令和4年11月5日 中国新聞デジタル
遺族「個性や立場に寄り添う教育を」 東広島の生徒自殺訴訟
黒く塗られた部分が目立つ開示資料を広げ、「息子の死の真相が知りたい」と語る両親(撮影・田中慎二)
2012年に広島県東広島市立中2年の男子生徒=当時(14)=が自殺したのは、教員による不適切な指導など「学校側が安全配慮義務を怠ったことが原因」として、両親が市などに約1億1700万円の損害賠償などを求めた訴訟で、市などと係争中の父親(53)と母親(57)が、中国新聞の取材に応じた。息子の死の背景が少しでも明らかになるよう、裁判に託す思いを語った。(教蓮孝匡)
―どんな思いで裁判に臨んでいますか。
母 大好きな野球を頑張っていた息子が、なぜ死ななければならなかったか。真実に近づきたい。事実を一つ一つ見つけるための裁判。先生たちが法廷で語った言葉で、初めて知り得た事実や思いもあった。
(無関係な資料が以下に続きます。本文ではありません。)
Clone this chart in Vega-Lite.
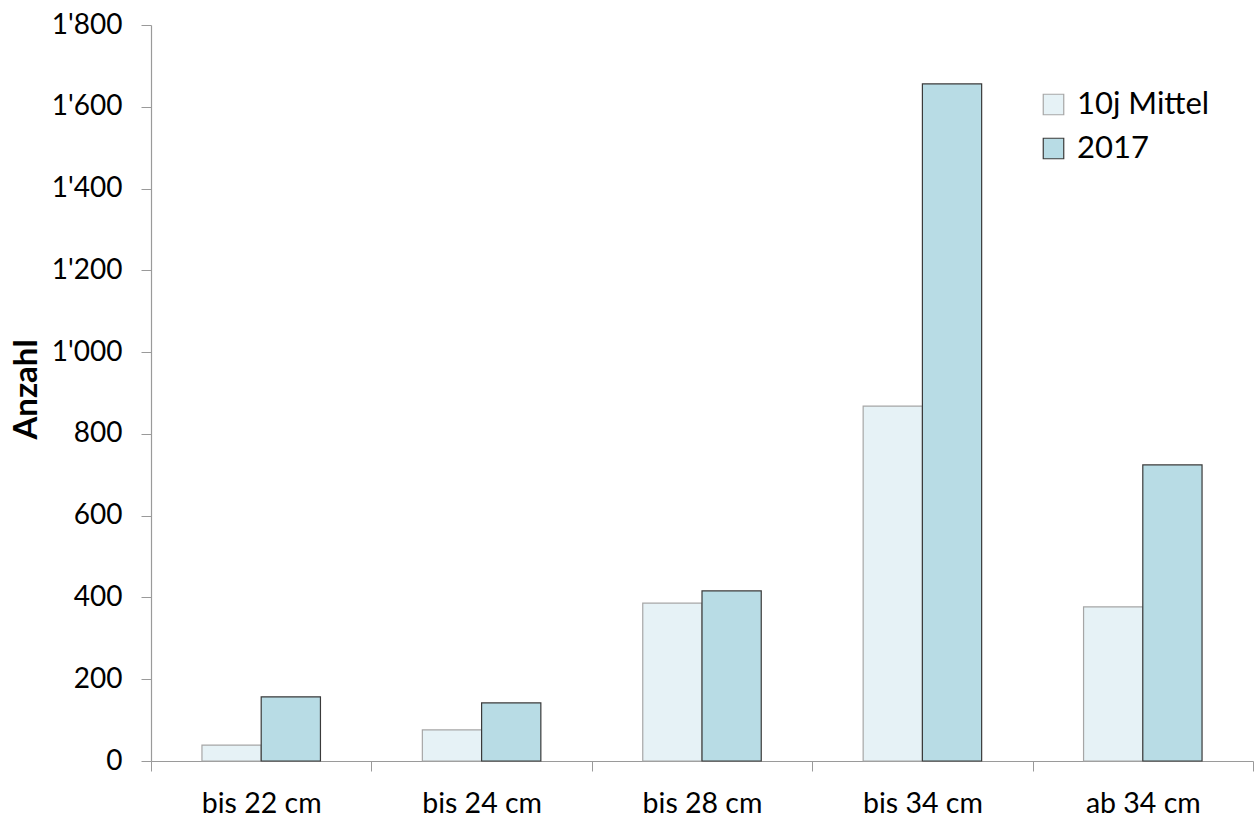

父 一方で、学校でのことは裁判までしなければ親でも知ることができないのかとも思う。本来は第三者調査委員会が報告書で示すべきこと。再調査を市や県、国に請願・陳情したが実らず、文書開示を求めても非開示や「黒塗り」ばかり。最終手段としての裁判は長く、もどかしい。
―いわゆる「指導死」は全国で後を絶ちません。
父 同じような悲しい経験をした全国の親たちでつくる会に参加し、体験を分かち合ったり、子どもの命を守るための活動をしたりしている。近年、職場でのハラスメントへの社会認識は高まったが、「先生の指導が子どもを極度に追い詰めることがある」との認識も広がることを望む。
母 息子のように、厳しい指導に苦しむ子が今もいるかもしれない。子どもの個性や立場に寄り添う接し方が当たり前の教育現場になってほしい。